A Arteterapia precisa de uma base
teórica. A relação do paciente com sua criação se dá de forma espontânea,
através de sua observação, sua percepção, seus sentimentos e insights. O arteterapeuta precisa de uma
ou mais linhas de pensamento teórico que o conduza. Por isso existem várias
abordagens na Arteterapia: Arteterapia com abordagem junguiana; Arteterapia gestáltica;
Arteterapia transpessoal, e por aí vai. Cabe ressaltar, desse modo, que é
imprescindível que uma ou mais correntes psicológicas sejam condutoras nessa
modalidade terapêutica. Não cabem invencionices, como estamos vendo acontecer a
todo instante, chegando ao absurdo de existirem pessoas autodenominando-se “arteterapeutas”

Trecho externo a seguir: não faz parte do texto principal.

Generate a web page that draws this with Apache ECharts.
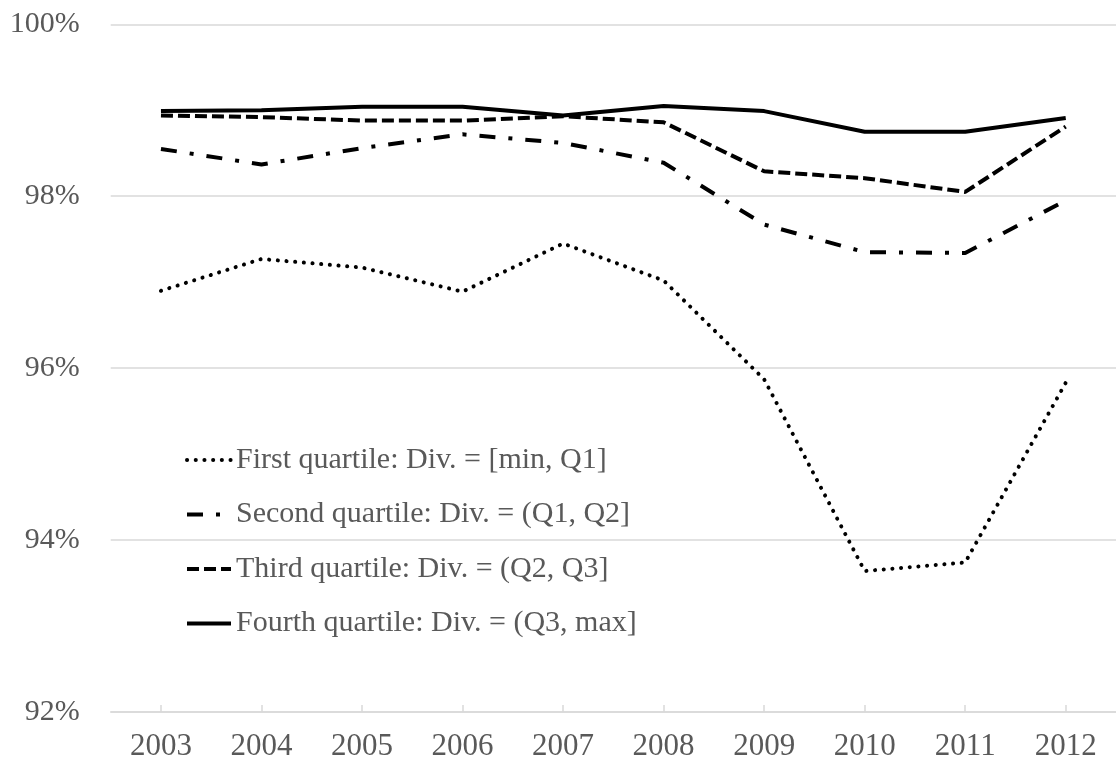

e anunciando atendimento a distância, sugerindo que se envie desenhos,
pinturas, enfim, algo que em nada condiz com a Arteterapia séria, que não prescinde da observação de todo o processo criativo, e não apenas o resultado final, sem falar em
todos os estágios necessários para o conhecimento do paciente e a criação de
vínculos.
O arteterapeuta, como todo
profissional que atua nas áreas psicoterapêuticas, precisa estudar
constantemente e conhecer os novos caminhos apontados pela Psicologia. Se assim
não for, estarão estagnados, apenas repetindo fórmulas e desvirtuando a
essência de um trabalho que necessita, sempre, de Alma. O conhecimento da
História das Arte e de todos os movimentos artísticos ao longo dos tempos é
bem-vindo, porém não é essencial. Pouco importa se a criação do paciente tende
para esse ou aquele estilo; o que conta, de fato, é a forma como podemos “escutar”

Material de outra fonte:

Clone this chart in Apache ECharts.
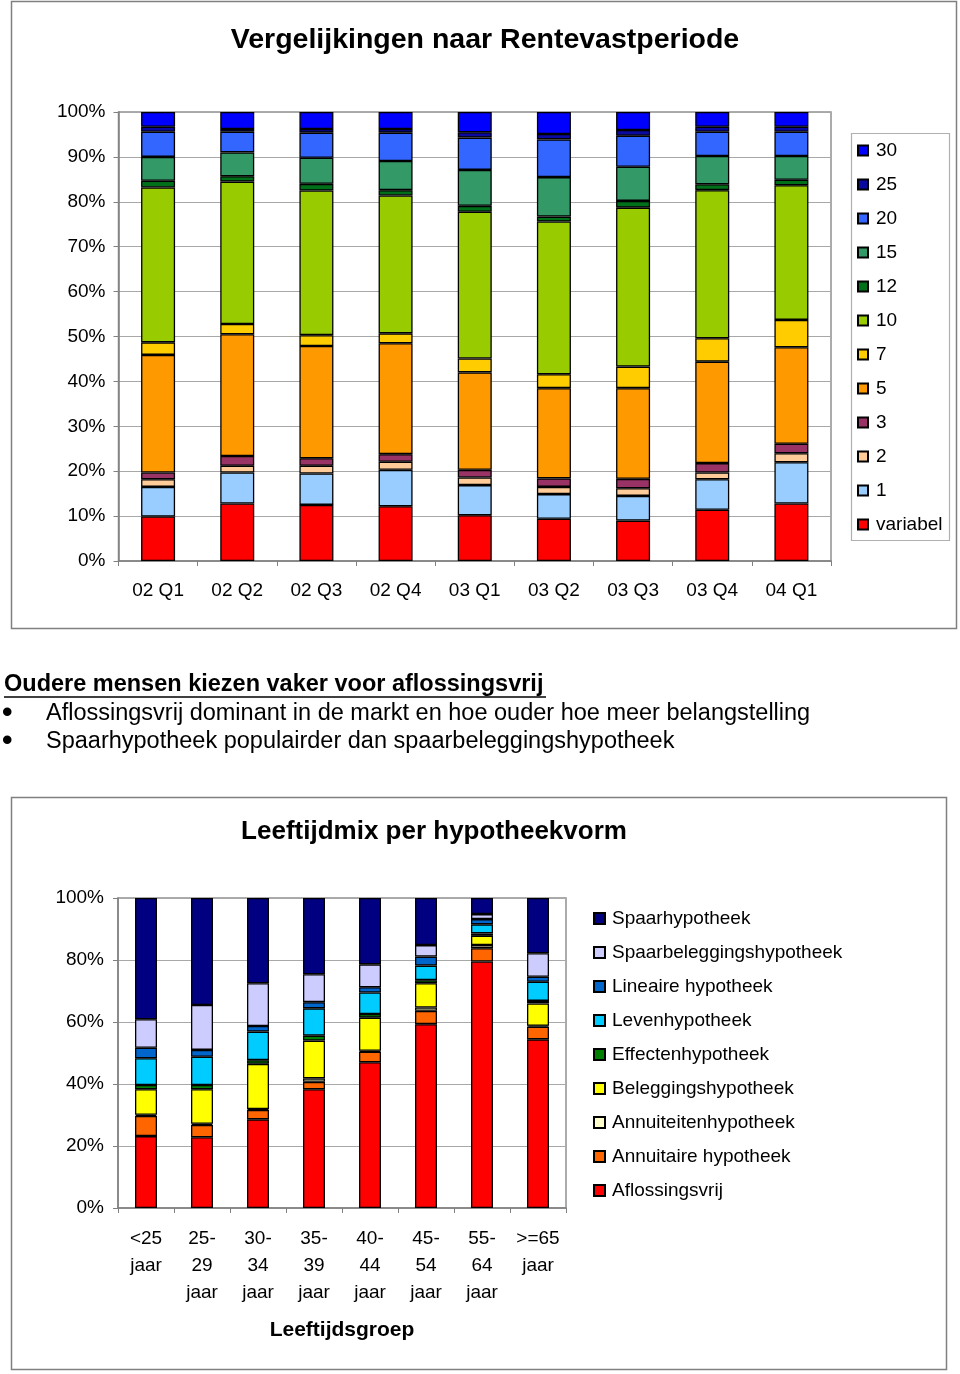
<!DOCTYPE html>
<html><head><meta charset="utf-8">
<script src="https://cdn.jsdelivr.net/npm/echarts@6/dist/echarts.min.js"></script>
<style>html,body{margin:0;padding:0;background:#fff}#c{width:960px;height:1374px}</style>
</head><body><div id="c"></div>
<script>
// ---- Chart 1: Vergelijkingen naar Rentevastperiode ----
const quarters = ['02 Q1','02 Q2','02 Q3','02 Q4','03 Q1','03 Q2','03 Q3','03 Q4','04 Q1'];
const periodNames = ['variabel','1','2','3','5','7','10','12','15','20','25','30'];
const pVariabel = [9.9, 12.8, 12.5, 12.2, 10.2, 9.4, 9.0, 11.4, 12.8];
const p1  = [6.6, 6.9, 7.0, 8.1, 6.7, 5.5, 5.5, 6.8, 9.2];
const p2  = [1.7, 1.5, 1.7, 1.8, 1.7, 1.6, 1.7, 1.5, 2.0];
const p3  = [1.5, 2.2, 1.7, 1.7, 1.7, 1.9, 2.1, 2.1, 2.1];
const p5  = [26.2, 27.1, 25.0, 24.7, 21.7, 20.1, 20.2, 22.6, 21.5];
const p7  = [2.8, 2.3, 2.4, 2.2, 3.1, 3.1, 4.8, 5.2, 6.1];
const p10 = [34.5, 31.7, 32.2, 30.7, 32.7, 34.0, 35.4, 33.0, 30.0];
const p12 = [1.5, 1.2, 1.5, 1.2, 1.3, 1.1, 1.5, 1.3, 1.2];
const p15 = [5.3, 5.3, 5.8, 6.5, 8.0, 8.8, 7.6, 6.3, 5.3];
const p20 = [5.6, 4.6, 5.6, 6.3, 7.2, 8.4, 6.9, 5.4, 5.4];
const p25 = [1.1, 0.6, 0.8, 0.8, 1.2, 1.2, 1.3, 1.1, 1.1];
const p30 = [3.3, 3.8, 3.8, 3.8, 4.5, 4.9, 4.0, 3.3, 3.3];
const periodData = [pVariabel, p1, p2, p3, p5, p7, p10, p12, p15, p20, p25, p30];
const periodColors = ['#FF0000','#99CCFF','#FFCC99','#993366','#FF9900','#FFCC00','#99CC00','#006F1A','#339966','#3366FF','#0A0AA0','#0000FF'];

// ---- Chart 2: Leeftijdmix per hypotheekvorm ----
const ageGroups = ['<25\njaar','25-\n29\njaar','30-\n34\njaar','35-\n39\njaar','40-\n44\njaar','45-\n54\njaar','55-\n64\njaar','>=65\njaar'];
const typeNames = ['Aflossingsvrij','Annuitaire hypotheek','Annuiteitenhypotheek','Beleggingshypotheek','Effectenhypotheek','Levenhypotheek','Lineaire hypotheek','Spaarbeleggingshypotheek','Spaarhypotheek'];
const tAflossingsvrij = [23.2, 22.8, 28.6, 38.3, 47.0, 59.3, 79.5, 54.4];
const tAnnuitaire     = [6.5, 4.0, 3.0, 2.4, 3.4, 4.3, 4.3, 4.1];
const tAnnuiteiten    = [0.4, 0.4, 0.3, 1.1, 0.3, 1.1, 1.0, 0.3];
const tBeleggings     = [8.2, 11.1, 14.6, 12.2, 10.7, 7.8, 3.0, 7.2];
const tEffecten       = [1.4, 1.4, 1.2, 1.6, 1.2, 1.0, 0.8, 0.8];
const tLeven          = [8.6, 9.1, 9.2, 8.8, 6.9, 4.7, 2.9, 6.2];
const tLineaire       = [3.4, 2.2, 1.8, 2.0, 1.7, 2.9, 1.7, 1.6];
const tSpaarbel       = [9.2, 14.5, 13.8, 9.0, 7.4, 3.7, 1.6, 7.6];
const tSpaar          = [39.1, 34.5, 27.5, 24.6, 21.4, 15.2, 5.2, 17.8];
const typeData = [tAflossingsvrij, tAnnuitaire, tAnnuiteiten, tBeleggings, tEffecten, tLeven, tLineaire, tSpaarbel, tSpaar];
const typeColors = ['#FF0000','#FF6600','#FFFFCC','#FFFF00','#008000','#00CCFF','#0066CC','#CCCCFF','#000080'];

const FONT = '"Liberation Sans", Arial, sans-serif';
const chart = echarts.init(document.getElementById('c'), null, {renderer:'canvas'});

const series = [];
periodNames.forEach((n,i)=>series.push({
  name:n, type:'bar', stack:'p', xAxisIndex:0, yAxisIndex:0, barWidth:34,
  data:periodData[i], itemStyle:{color:periodColors[i], borderColor:'#000', borderWidth:1.3},
  emphasis:{disabled:true}
}));
typeNames.forEach((n,i)=>series.push({
  name:n, type:'bar', stack:'t', xAxisIndex:1, yAxisIndex:1, barWidth:22,
  data:typeData[i], itemStyle:{color:typeColors[i], borderColor:'#000', borderWidth:1.3},
  emphasis:{disabled:true}
}));

const axisCommon = {
  axisLine:{show:true, lineStyle:{color:'#808080', width:1.5}},
  axisTick:{show:true, inside:false, length:5, lineStyle:{color:'#808080'}},
};

chart.setOption({
  animation:false,
  textStyle:{fontFamily:FONT, color:'#000'},
  title:[
    {text:'Vergelijkingen naar Rentevastperiode', left:485, top:26, textAlign:'center', padding:0,
     textStyle:{fontFamily:FONT, fontSize:28.5, fontWeight:'bold', color:'#000'}},
    {text:'Leeftijdmix per hypotheekvorm', left:434, top:819, textAlign:'center', padding:0,
     textStyle:{fontFamily:FONT, fontSize:26, fontWeight:'bold', color:'#000'}}
  ],
  grid:[
    {left:118.5, top:112, width:712.5, height:449, show:true, borderColor:'#909090', borderWidth:1.5, backgroundColor:'transparent'},
    {left:118, top:898, width:448, height:310, show:true, borderColor:'#909090', borderWidth:1.5, backgroundColor:'transparent'}
  ],
  xAxis:[
    Object.assign({type:'category', gridIndex:0, data:quarters,
      axisLabel:{fontSize:19, color:'#000', margin:20, fontFamily:FONT},
      splitLine:{show:false}}, axisCommon),
    Object.assign({type:'category', gridIndex:1, data:ageGroups,
      axisLabel:{fontSize:19, color:'#000', margin:17, lineHeight:27, fontFamily:FONT, interval:0},
      name:'Leeftijdsgroep', nameLocation:'middle', nameGap:112,
      nameTextStyle:{fontSize:21, fontWeight:'bold', color:'#000', fontFamily:FONT},
      splitLine:{show:false}}, axisCommon)
  ],
  yAxis:[
    Object.assign({type:'value', gridIndex:0, min:0, max:100, interval:10,
      axisLabel:{formatter:'{value}%', fontSize:19, color:'#000', margin:13, fontFamily:FONT},
      splitLine:{show:true, lineStyle:{color:'#a8a8a8', width:1.2}}}, axisCommon),
    Object.assign({type:'value', gridIndex:1, min:0, max:100, interval:20,
      axisLabel:{formatter:'{value}%', fontSize:19, color:'#000', margin:14, fontFamily:FONT},
      splitLine:{show:true, lineStyle:{color:'#a8a8a8', width:1.2}}}, axisCommon)
  ],
  legend:[
    {data:periodNames.slice().reverse(), orient:'vertical', left:857, top:141, padding:0,
     itemWidth:10, itemHeight:10, itemGap:15, icon:'rect', selectedMode:false,
     textStyle:{fontSize:19, lineHeight:19, color:'#000', fontFamily:FONT, padding:[0,0,0,3]}},
    {data:typeNames.slice().reverse(), orient:'vertical', left:593, top:909, padding:0,
     itemWidth:11, itemHeight:11, itemGap:15, icon:'rect', selectedMode:false,
     textStyle:{fontSize:19, lineHeight:19, color:'#000', fontFamily:FONT, padding:[0,0,0,2]}}
  ],
  graphic:[
    {type:'rect', shape:{x:11.5, y:1.5, width:945, height:627}, style:{fill:'none', stroke:'#808080', lineWidth:1.5}, silent:true},
    {type:'rect', shape:{x:851.5, y:133.5, width:98, height:407}, style:{fill:'none', stroke:'#b0b0b0', lineWidth:1.2}, silent:true},
    {type:'rect', shape:{x:11.5, y:797.5, width:935, height:572}, style:{fill:'none', stroke:'#808080', lineWidth:1.5}, silent:true},
    {type:'text', x:4, y:685, style:{text:'Oudere mensen kiezen vaker voor aflossingsvrij', font:'bold 23.5px '+FONT, fill:'#000', verticalAlign:'middle'}},
    {type:'line', shape:{x1:4, y1:697, x2:546, y2:697}, style:{stroke:'#000', lineWidth:1.5}},
    {type:'text', x:2, y:714, style:{text:'•', font:'bold 30px '+FONT, fill:'#000', verticalAlign:'middle'}},
    {type:'text', x:46, y:714, style:{text:'Aflossingsvrij dominant in de markt en hoe ouder hoe meer belangstelling', font:'23.5px '+FONT, fill:'#000', verticalAlign:'middle'}},
    {type:'text', x:2, y:742, style:{text:'•', font:'bold 30px '+FONT, fill:'#000', verticalAlign:'middle'}},
    {type:'text', x:46, y:742, style:{text:'Spaarhypotheek populairder dan spaarbeleggingshypotheek', font:'23.5px '+FONT, fill:'#000', verticalAlign:'middle'}}
  ],
  series:series
});
</script>
</body></html>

o que ele – o paciente – diz através de sua elaboração artística, através de
seu processo de criar, através de sua fala, seu olhar, suas emoções. Não
raramente, um arteterapeuta é solicitado por algum conhecido ou amigo a “interpretar”

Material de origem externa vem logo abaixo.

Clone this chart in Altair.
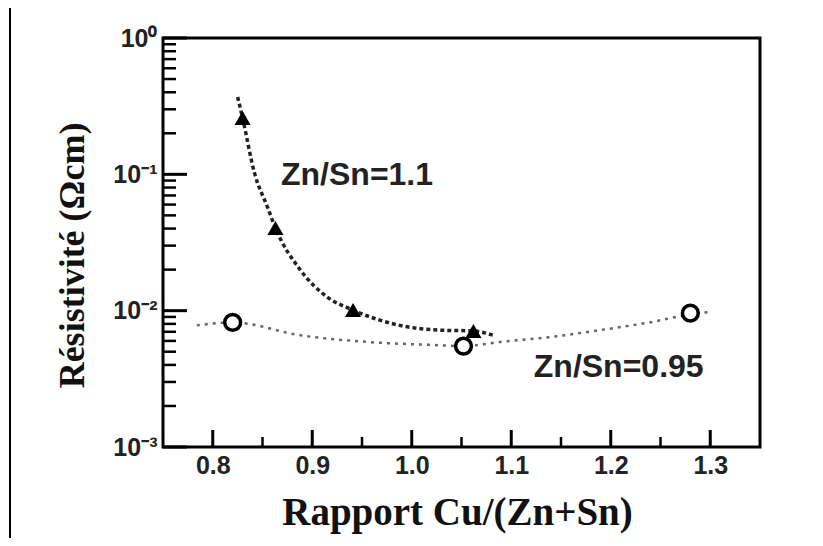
import altair as alt
import pandas as pd

# ---- data ----
tri_x = [0.830, 0.863, 0.941, 1.062]
tri_y = [0.259, 0.0404, 0.0101, 0.0071]

circ_x = [0.820, 1.052, 1.280]
circ_y = [0.0082, 0.0055, 0.0096]

fit1_x = [0.825, 0.830, 0.842, 0.855, 0.863, 0.888, 0.915, 0.941, 0.988, 1.028, 1.062, 1.082]
fit1_y = [0.369, 0.259, 0.102, 0.0575, 0.0404, 0.0199, 0.0126, 0.0101, 0.0078, 0.0072, 0.0071, 0.0066]

fit2_x = [0.784, 0.820, 0.888, 0.955, 1.021, 1.052, 1.089, 1.139, 1.189, 1.239, 1.280, 1.300]
fit2_y = [0.0078, 0.0082, 0.0066, 0.0059, 0.0056, 0.0055, 0.0059, 0.0064, 0.0072, 0.0082, 0.0094, 0.0098]

label_text = ["Zn/Sn=1.1", "Zn/Sn=0.95"]
label_x = [0.945, 1.208]
label_y = [0.0835, 0.00326]

x_major = [0.8, 0.9, 1.0, 1.1, 1.2, 1.3]
x_minor = [0.85, 0.95, 1.05, 1.15, 1.25]
y_major = [0.001, 0.01, 0.1, 1.0]
y_minor = [0.002, 0.003, 0.004, 0.005, 0.006, 0.007, 0.008, 0.009,
           0.02, 0.03, 0.04, 0.05, 0.06, 0.07, 0.08, 0.09,
           0.2, 0.3, 0.4, 0.5, 0.6, 0.7, 0.8, 0.9]

# ---- tables ----
df_tri = pd.DataFrame({"x": tri_x, "y": tri_y})
df_circ = pd.DataFrame({"x": circ_x, "y": circ_y})
df_fit1 = pd.DataFrame({"x": fit1_x, "y": fit1_y})
df_fit2 = pd.DataFrame({"x": fit2_x, "y": fit2_y})
df_lab = pd.DataFrame({"x": label_x, "y": label_y, "t": label_text})
df_xmaj = pd.DataFrame({"x": x_major})
df_xmin = pd.DataFrame({"x": x_minor})
df_ymaj = pd.DataFrame({"y": y_major})
df_ymin = pd.DataFrame({"y": y_minor})
df_one = pd.DataFrame({"a": [0]})

W, H = 597, 409
xs = alt.Scale(domain=[0.75, 1.35], nice=False, zero=False)
ys = alt.Scale(type="log", domain=[0.001, 1], nice=False)

lab_expr = ("datum.value > 0.5 ? '10⁰' : datum.value > 0.05 ? '10⁻¹' : "
            "datum.value > 0.005 ? '10⁻²' : '10⁻³'")

x_axis = alt.Axis(values=x_major, format=".1f", ticks=False, domain=False, grid=False,
                  labelFont="Liberation Sans", labelFontWeight="bold", labelFontSize=25,
                  labelColor="#222", labelPadding=6,
                  title="Rapport Cu/(Zn+Sn)", titleFont="Liberation Serif",
                  titleFontWeight="bold", titleFontSize=39, titleColor="#111",
                  titleX=294, titleY=65, titleBaseline="middle", titleAlign="center")
y_axis = alt.Axis(values=y_major, labelExpr=lab_expr, ticks=False, domain=False, grid=False,
                  labelFont="Liberation Sans", labelFontWeight="bold", labelFontSize=25,
                  labelColor="#222", labelPadding=6,
                  title="Résistivité (Ωcm)", titleFont="Liberation Serif",
                  titleFontWeight="bold", titleFontSize=36, titleColor="#111",
                  titleX=-91, titleY=217, titleAngle=270, titleBaseline="middle",
                  titleAlign="center")

X = alt.X("x:Q", scale=xs, axis=x_axis)
Y = alt.Y("y:Q", scale=ys, axis=y_axis)

fit2 = alt.Chart(df_fit2).mark_line(
    color="#666", strokeWidth=2.5, strokeDash=[3, 5], interpolate="monotone"
).encode(x=X, y=Y)

fit1 = alt.Chart(df_fit1).mark_line(
    color="#222", strokeWidth=3.5, strokeDash=[4, 3], interpolate="monotone"
).encode(x=X, y=Y)

tri = alt.Chart(df_tri).mark_point(
    shape="triangle-up", filled=True, color="black", size=260, opacity=1
).encode(x=X, y=Y)

circ = alt.Chart(df_circ).mark_point(
    shape="circle", filled=False, stroke="black", fill="white", fillOpacity=1,
    strokeWidth=3.5, size=250, opacity=1
).encode(x=X, y=Y)

labels = alt.Chart(df_lab).mark_text(
    font="Liberation Sans", fontWeight="bold", fontSize=32, color="#222",
    align="center", baseline="alphabetic"
).encode(x=X, y=Y, text="t:N")

ymaj = alt.Chart(df_ymaj).mark_rule(color="black", strokeWidth=3).encode(
    y=Y, x=alt.value(0), x2=alt.value(24))
ymin = alt.Chart(df_ymin).mark_rule(color="black", strokeWidth=2.5).encode(
    y=Y, x=alt.value(0), x2=alt.value(13))
xmaj = alt.Chart(df_xmaj).mark_rule(color="black", strokeWidth=3).encode(
    x=X, y=alt.value(H), y2=alt.value(H - 17))
xmin = alt.Chart(df_xmin).mark_rule(color="black", strokeWidth=2.5).encode(
    x=X, y=alt.value(H), y2=alt.value(H - 10))

# outer picture border (left edge)
border_left = alt.Chart(df_one).mark_rule(color="black", strokeWidth=2).encode(
    x=alt.value(-153), y=alt.value(-40), y2=alt.value(503))

chart = alt.layer(
    fit2, fit1, ymin, ymaj, xmin, xmaj, circ, tri, labels, border_left
).properties(
    width=W, height=H,
    autosize=alt.AutoSizeParams(type="none"),
    padding={"left": 155, "top": 30, "right": 55, "bottom": 91},
    background="white"
).configure_view(stroke="black", strokeWidth=3)

chart.save("out.html", embed_options={"renderer": "svg", "actions": False})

o desenho de um filho, uma pintura, uma criação artística. Isso não existe,
precisamos informar. Primeiro, porque – acredito eu – não é trabalho de um arteterapeuta
“interpretar” nada. Cabe ao profissional acompanhar cada passo no fazer
artístico, cada expressão do paciente, dificuldades, observações, associações,
e intervir, com base também nos conhecimentos teóricos, mas sobretudo com
Alma, intuição, ajudando o paciente a revelar-se a si mesmo, tendo a Arte como
mediadora. Embora aprendamos técnicas diversas, não podemos ignorar que cada
paciente é um universo, cada momento solicita de nós percepção, flexibilidade,
intuição para alcançarmos mais um degrau em direção à dimensão desconhecida
daqueles que nos procuram.
Na abertura do meu trabalho
arteterapêutico, costumo utilizar a Poesia sempre – uma modalidade artística
ainda pouco explorada na Arteterapia –, como uma forma de sensibilização para a
entrada numa dimensão metafórica. A partir daí, seguimos com reflexões do
paciente, fazendo ponte entre o que leu e sentiu e o seu mundo, seus
sentimentos, suas vivências. Num momento posterior, trabalhamos uma modalidade
artística que amplie as questões emergentes e caminhamos no sentido de elaborações
e revelações através da criação. Os resultados são surpreendentes e, ao longo
das sessões, não raro os próprios pacientes encontram pontos de interseção
entre trabalhos realizados anteriormente.
O importante é que deixemos claro
que Arteterapia não é simplesmente “fazer arte”. Tampouco é “interpretar”
desenhos, esculturas, pinturas etc. A linguagem artística em muito se assemelha
aos sonhos. Temos diante de nós algo que fala por si só, trabalhos cujo
entendimento passa pelo “sentir”. Sim, é preciso que o Arteterapeuta beba em
várias fontes. É preciso “saber”. Mas, saber para “sentir”. Paul Cézanne,
considerado o fundador da arte moderna, registrou: “Quero saber para melhor
sentir e sentir para melhor saber.” Eu diria: Quero saber para melhor sentir e
sentir para melhor saber, e saber para melhor sentir...numa relação incessante entre a
mente e o coração que possa, o tempo todo, vivificar a Alma.